FOREWARNED IS forearmed as they say, and if you are about to enter nightmare worlds which are the creation of a violent sociopath, or a corrupt corporation, or possibly both, an 'It'll be alright on the night' attitude is not advised.
For the most part, gamers like coming to a game completely fresh, experiencing the entire challenge as a learning curve, where advancement is hard earned and mistakes are learned from.
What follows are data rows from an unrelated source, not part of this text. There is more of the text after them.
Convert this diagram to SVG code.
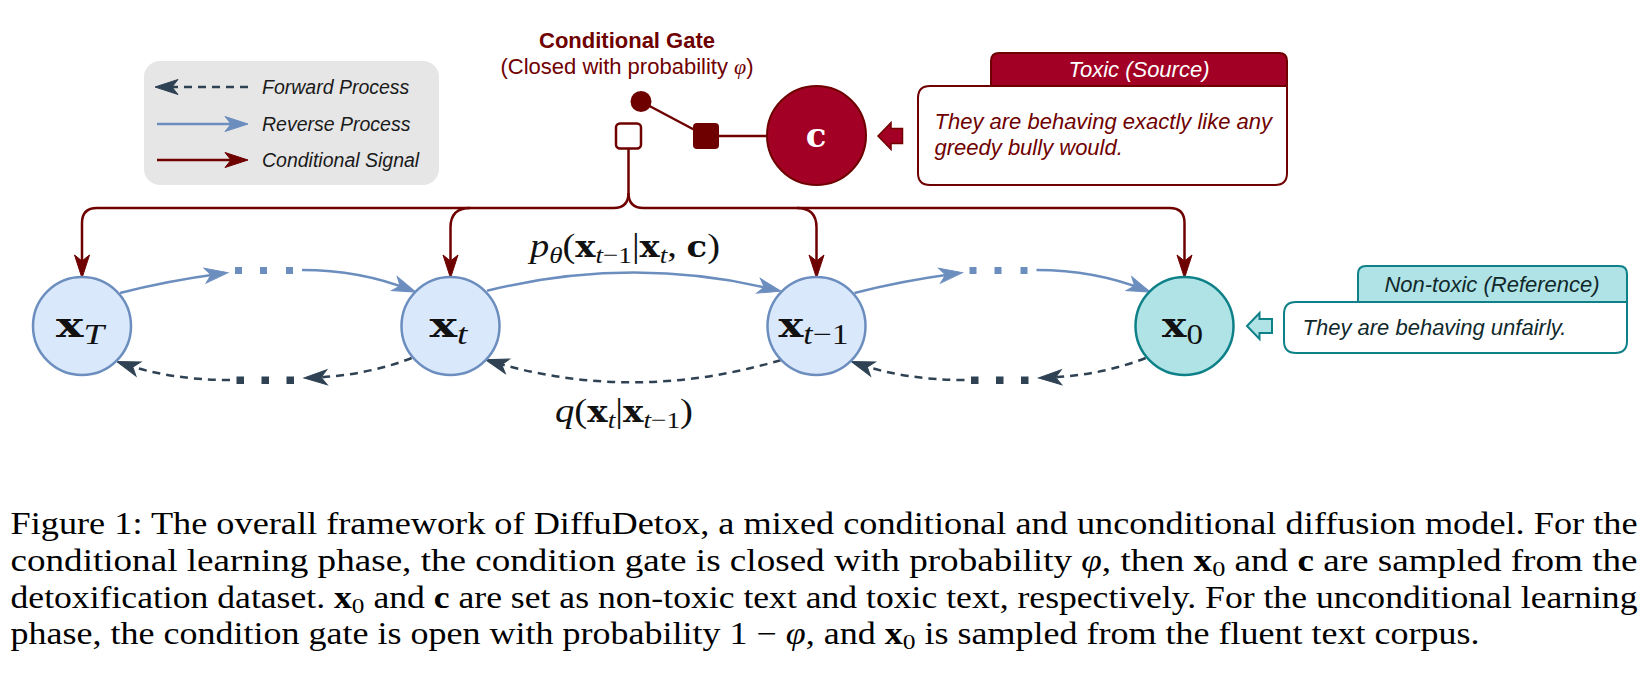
<svg xmlns="http://www.w3.org/2000/svg" width="1650" height="680" viewBox="0 0 1650 680">
<style>
.lg{font-family:"Liberation Sans",Arial,sans-serif;font-style:italic;font-size:19.5px;fill:#1a1a1a}
.gt{font-family:"Liberation Sans",Arial,sans-serif;font-size:22px;fill:#6f0000}
.bt{font-family:"Liberation Sans",Arial,sans-serif;font-style:italic;font-size:22px}
.node{fill:#dae8fc;stroke:#6c8ebf;stroke-width:2.5}
.bx{font-family:"DejaVu Serif",serif;font-weight:bold}
.mi{font-family:"Liberation Serif",serif;font-style:italic}
.mr{font-family:"Liberation Serif",serif;font-style:normal;font-weight:normal}
.nl{font-size:36px;fill:#111}
.ml{font-size:34px;fill:#111;font-family:"Liberation Serif",serif}
.cap{font-family:"Liberation Serif","Times New Roman",serif;font-size:31px;fill:#000}
.red{fill:none;stroke:#6f0000;stroke-width:2.5}
.blue{fill:none;stroke:#6c8ebf;stroke-width:2.5}
.dash{fill:none;stroke:#2f4254;stroke-width:2.5;stroke-dasharray:8 6}
</style>
<defs>
<marker id="aR" markerUnits="userSpaceOnUse" markerWidth="24" markerHeight="16" viewBox="0 0 24 16" refX="17" refY="8" orient="auto" style="overflow:visible">
<path d="M0,0.5 L23,8 L0,15.5 L6,8 Z" fill="#6f0000" stroke="#6f0000" stroke-width="1" stroke-dasharray="none"/>
</marker>
<marker id="aB" markerUnits="userSpaceOnUse" markerWidth="24" markerHeight="16" viewBox="0 0 24 16" refX="17" refY="8" orient="auto" style="overflow:visible">
<path d="M0,0.5 L23,8 L0,15.5 L6,8 Z" fill="#6c8ebf" stroke="#6c8ebf" stroke-width="1" stroke-dasharray="none"/>
</marker>
<marker id="aD" markerUnits="userSpaceOnUse" markerWidth="24" markerHeight="16" viewBox="0 0 24 16" refX="17" refY="8" orient="auto" style="overflow:visible">
<path d="M0,0.5 L23,8 L0,15.5 L6,8 Z" fill="#2f4254" stroke="#2f4254" stroke-width="1" stroke-dasharray="none"/>
</marker>
</defs>
<rect width="1650" height="680" fill="#fff"/>

<g id="legend">
<rect x="144" y="61" width="295" height="124" rx="16" fill="#e6e6e6"/>
<path class="dash" d="M248,87 H161" marker-end="url(#aD)"/>
<path class="blue" d="M157,124 H242" marker-end="url(#aB)"/>
<path class="red" d="M157,160 H242" marker-end="url(#aR)"/>
<text class="lg" x="262" y="93.5">Forward Process</text>
<text class="lg" x="262" y="130.5">Reverse Process</text>
<text class="lg" x="262" y="166.5">Conditional Signal</text>
</g>

<g id="connectors">
<path class="red" d="M628.5,148.5 V193 Q628.5,208 613.5,208 H97 Q82,208 82,223 V272" marker-end="url(#aR)"/>
<path class="red" d="M470,208 Q450.5,208 450.5,227.5 V272" marker-end="url(#aR)"/>
<path class="red" d="M628.5,193 Q628.5,208 643.5,208 H1169.5 Q1184.5,208 1184.5,223 V272" marker-end="url(#aR)"/>
<path class="red" d="M797,208 Q816.5,208 816.5,227.5 V272" marker-end="url(#aR)"/>
<line class="red" x1="641" y1="101.5" x2="706" y2="136"/>
<line class="red" x1="719" y1="136" x2="767" y2="136"/>

<path class="blue" d="M120,293 Q165,281 222,273.4" marker-end="url(#aB)"/>
<path class="blue" d="M302,270 Q360,270 410.3,289.9" marker-end="url(#aB)"/>
<path class="blue" d="M487,290.7 Q633.5,255 775.1,289.8" marker-end="url(#aB)"/>
<path class="blue" d="M854.5,293 Q899.5,281 956.5,273.4" marker-end="url(#aB)"/>
<path class="blue" d="M1036.5,270 Q1094.5,270 1144.8,289.9" marker-end="url(#aB)"/>
<g fill="#6c8ebf">
<rect x="235" y="267" width="7" height="7"/><rect x="260" y="267" width="7" height="7"/><rect x="286" y="267" width="7" height="7"/>
<rect x="969.5" y="267" width="7" height="7"/><rect x="994.5" y="267" width="7" height="7"/><rect x="1020.5" y="267" width="7" height="7"/>
</g>

<path class="dash" d="M411.7,358 Q365,376 310,377.8" marker-end="url(#aD)"/>
<path class="dash" d="M230,380 Q170,380 122.4,363.4" marker-end="url(#aD)"/>
<path class="dash" d="M781,360 Q632.5,404 491.2,361.4" marker-end="url(#aD)"/>
<path class="dash" d="M1145.7,358 Q1099.5,376 1044.5,377.8" marker-end="url(#aD)"/>
<path class="dash" d="M964.5,380 Q904.5,380 856.9,363.4" marker-end="url(#aD)"/>
<g fill="#2f4254">
<rect x="236.5" y="376.5" width="7.5" height="7.5"/><rect x="261.5" y="376.5" width="7.5" height="7.5"/><rect x="286.5" y="376.5" width="7.5" height="7.5"/>
<rect x="971" y="376.5" width="7.5" height="7.5"/><rect x="996" y="376.5" width="7.5" height="7.5"/><rect x="1021" y="376.5" width="7.5" height="7.5"/>
</g>

<text class="ml" x="530" y="257" textLength="190" lengthAdjust="spacingAndGlyphs"><tspan class="mi">p</tspan><tspan class="mi" font-size="24" dy="6">θ</tspan><tspan class="mr" dy="-6">(</tspan><tspan class="bx" font-size="30">x</tspan><tspan class="mi" font-size="24" dy="6">t</tspan><tspan class="mr" font-size="24">−1</tspan><tspan class="mr" dy="-6">|</tspan><tspan class="bx" font-size="30">x</tspan><tspan class="mi" font-size="24" dy="6">t</tspan><tspan class="mr" dy="-6">, </tspan><tspan class="bx" font-size="30">c</tspan><tspan class="mr">)</tspan></text>
<text class="ml" x="555" y="422" textLength="138" lengthAdjust="spacingAndGlyphs"><tspan class="mi">q</tspan><tspan class="mr">(</tspan><tspan class="bx" font-size="30">x</tspan><tspan class="mi" font-size="24" dy="6">t</tspan><tspan class="mr" dy="-6">|</tspan><tspan class="bx" font-size="30">x</tspan><tspan class="mi" font-size="24" dy="6">t</tspan><tspan class="mr" font-size="24">−1</tspan><tspan class="mr" dy="-6">)</tspan></text>
</g>

<g id="gate">
<text class="gt" x="627" y="47.5" text-anchor="middle" font-weight="bold">Conditional Gate</text>
<text class="gt" x="627" y="74" text-anchor="middle">(Closed with probability <tspan class="mi">φ</tspan>)</text>
<circle cx="641" cy="101.5" r="10.5" fill="#6f0000"/>
<rect x="616" y="123.5" width="25" height="25" rx="4" fill="#fff" stroke="#6f0000" stroke-width="2.5"/>
<rect x="693" y="123" width="26" height="26" rx="4" fill="#6f0000"/>
</g>

<g id="node-c">
<circle cx="816.5" cy="135.5" r="49.5" fill="#a20025" stroke="#6f0000" stroke-width="2"/>
<text class="bx" x="816" y="147" font-size="34" text-anchor="middle" fill="#fff">c</text>
</g>

<g id="toxic-box">
<path d="M878,136 L891,122.5 V128.5 H902.5 V143.5 H891 V149.5 Z" fill="#a20025" stroke="#6f0000" stroke-width="1.5" stroke-linejoin="miter"/>
<path d="M930,86 H1287 V173 Q1287,185 1275,185 H930 Q918,185 918,173 V98 Q918,86 930,86 Z" fill="#fff" stroke="#6f0000" stroke-width="2"/>
<path d="M991,86 V61 Q991,53 999,53 H1279 Q1287,53 1287,61 V86 Z" fill="#a20025" stroke="#6f0000" stroke-width="2"/>
<text class="bt" x="1139" y="77" text-anchor="middle" fill="#fff">Toxic (Source)</text>
<text class="bt" x="934.5" y="129" fill="#6f0000">They are behaving exactly like any</text>
<text class="bt" x="934.5" y="155" fill="#6f0000">greedy bully would.</text>
</g>

<g id="node-xT">
<circle class="node" cx="82" cy="326" r="49"/>
<text class="nl" x="56" y="337" textLength="48" lengthAdjust="spacingAndGlyphs"><tspan class="bx">x</tspan><tspan class="mi" font-size="29" dy="7">T</tspan></text>
</g>
<g id="node-xt">
<circle class="node" cx="450.5" cy="326" r="49"/>
<text class="nl" x="429.5" y="337" textLength="38" lengthAdjust="spacingAndGlyphs"><tspan class="bx">x</tspan><tspan class="mi" font-size="29" dy="7">t</tspan></text>
</g>
<g id="node-xt1">
<circle class="node" cx="816.5" cy="326" r="49"/>
<text class="nl" x="778.5" y="337" textLength="70" lengthAdjust="spacingAndGlyphs"><tspan class="bx">x</tspan><tspan class="mi" font-size="29" dy="7">t</tspan><tspan class="mr" font-size="29">−1</tspan></text>
</g>
<g id="node-x0">
<circle cx="1184.5" cy="326" r="49" fill="#b0e3e6" stroke="#0e8088" stroke-width="2.5"/>
<text class="nl" x="1162" y="337" textLength="41" lengthAdjust="spacingAndGlyphs"><tspan class="bx">x</tspan><tspan class="mr" font-size="29" dy="7">0</tspan></text>
</g>

<g id="nontoxic-box">
<path d="M1247,326 L1259.5,313 V319 H1272 V333 H1259.5 V339 Z" fill="#b0e3e6" stroke="#0e8088" stroke-width="2" stroke-linejoin="miter"/>
<path d="M1296,302 H1627 V341 Q1627,353 1615,353 H1296 Q1284,353 1284,341 V314 Q1284,302 1296,302 Z" fill="#fff" stroke="#0e8088" stroke-width="2"/>
<path d="M1358,302 V274 Q1358,266 1366,266 H1619 Q1627,266 1627,274 V302 Z" fill="#b0e3e6" stroke="#0e8088" stroke-width="2"/>
<text class="bt" x="1492" y="291.5" text-anchor="middle" fill="#10292b">Non-toxic (Reference)</text>
<text class="bt" x="1302.5" y="335" fill="#10292b">They are behaving unfairly.</text>
</g>

<g id="caption">
<text class="cap" x="10.5" y="533.5" textLength="1627" lengthAdjust="spacingAndGlyphs">Figure 1: The overall framework of DiffuDetox, a mixed conditional and unconditional diffusion model. For the</text>
<text class="cap" x="10.5" y="571" textLength="1627" lengthAdjust="spacingAndGlyphs">conditional learning phase, the condition gate is closed with probability <tspan font-style="italic">φ</tspan>, then <tspan font-weight="bold">x</tspan><tspan font-size="22" dy="5">0</tspan><tspan dy="-5"> and </tspan><tspan font-weight="bold">c</tspan> are sampled from the</text>
<text class="cap" x="10.5" y="607.5" textLength="1627" lengthAdjust="spacingAndGlyphs">detoxification dataset. <tspan font-weight="bold">x</tspan><tspan font-size="22" dy="5">0</tspan><tspan dy="-5"> and </tspan><tspan font-weight="bold">c</tspan> are set as non-toxic text and toxic text, respectively. For the unconditional learning</text>
<text class="cap" x="10.5" y="644" textLength="1469" lengthAdjust="spacingAndGlyphs">phase, the condition gate is open with probability 1 − <tspan font-style="italic">φ</tspan>, and <tspan font-weight="bold">x</tspan><tspan font-size="22" dy="5">0</tspan><tspan dy="-5"> is sampled from the fluent text corpus.</tspan></text>
</g>
</svg>
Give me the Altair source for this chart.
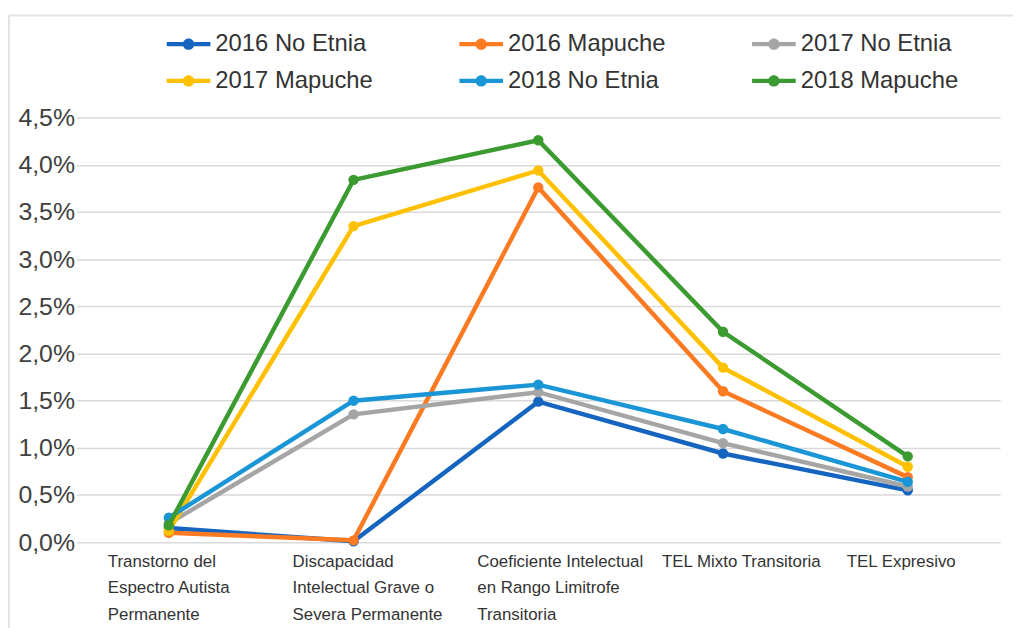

Sometimes though, this nobel approach withers in the face of a boss challenge, where said boss is near indestructible, and The Evil Within (2014 ) and The Evil Within II (2017 ) have a few such characters, who, Rasputin like, just refuse to die.
The Evil Within series may not be an out and out classic, but it is one of the most ridiculously enjoyable and re-playable games this reviewer has come across, and given the first instalment was directed by Shinji Mikami (who originally developed the Resident Evil series ) and II was overseen by him, and the involvement of Bethesda Softworks (Wolfenstein series ), quality was to be expected.
The first games finds detective Sebastian Castellanos, and colleagues, rushing to the city's mental hospital where a patient named Ruvik has violently killed several members of staff and patients. It is not long before he is drawn into a world where dream, reality, mind, and matter overlap, switch places, and become indistinguishable, as Sebastian tries to survive the web Ruvik has created for him. Along the way, he must confront, not only Ruvik's own psychological traumas, but his own as well.
'Sebastian has to be nimble and faster than his opponents - especially those who will not, or indeed cannot, be destroyed'
In the second game, Sebastian receives information that his wife and child, who he feared were dead, are actually alive. In his search for them, he encounters an artist, who is also a serial killer; a manipulative preacher; and a corporation exercising a serious amount of damage control on a tech experiment gone very wrong. Once again, Sebastian struggles to maintain his mental health, as is confronted by forces of darkness at every turn.
Sebastian gets to use shotguns, pistols, rifles, and best of all, a crossbow that shoots explosives and freeze bombs, and delivers electrical shocks. Yet while Sebastian is well armed, the challenge of The Evil Within series is that well-armed is not enough. Sebastian has to be nimble and faster than his opponents - especially those who will not, or indeed cannot, be destroyed.
Sebastian's enemies are fast, and they are relentless. Laura, for example, an abnormally tall, many armed, woman is virtually impossible to kill. You can only deter her by use of fire - and under pressure from her speed, this is not easy. Then there is The Keeper is a rather terrifying butcher with a safe for a head and a lump hammer covered in barbed wire. Just when you think you have killed him, he comes back to life. Tough enough when there is one of him. Hell on earth when there are two!
What you need to know...or do you...?
So, if you have not played these games already, but do not want to know how to handle such foes, skip this next bit. If you want a little advice, read on.
Sebastian has a problem. He can't run very far without getting a cramp and being winded. He needs a moment to get his breath back. By the time he does, Laura is already beating him to a pulp. So what to do? Along the way, Sebastian will discover jars of a curious green liquid (scavenge for them everywhere! ), which when ingested allows him to upskill his speed, stamina, focus, and other abilities.
It is essential to upskill his ability and stamina for running first. The quicker he can put distance between himself and his opponent, the better the chance of survival, even if trapped in a tight space with basic weaponry. Look after that first, and there is less chance of being stuck for interminable amounts of time on one stage (take it from one who knows! ).
The sense of atmosphere and menace in The Evil Within series is brilliant, and the many diverse locations are a delight to wander through and be (often genuinely ) creeped out by. The fighting mechanisms of the game are very satisfying, and there are no complicated moves or switches between weapons and moves. The overall sense is of a rip-roaring battle to survive against zombie like creatures and a host of ghastly monsters.
Another pleasure of The Evil Within series is that it unapologetically wears its influences on its sleeve. The pot plants as health boosts and the workstations where Sebastian can improve his weapons in II are straight from The Last Of Us, but if you are going to take from anyone, you should take from the best.
More to the point - and this shows how The Evil Within series knows it audience - are the abundance of movie references. You will have no problem spotting the nods to Shutter Island, Insomnia, and The Texas Chainsaw Massacre, but can you identify the homages to Japanese horror classic Môjû (1969 ) and the Alfred Hitchcock/Salvador Dali collaboration Spellbound (1945 )? And the surrealist influence does not end there. Both games feature numerous paintings hanging eerily on the walls of abandoned buildings, all of which draw from the darker end of that artistic movement.
What more can I say? I have played The Evil Within three times (third time was straight after finishing it second time around! ) and I'm itching to have another go at The Evil Within II. Play it, and you'll understand.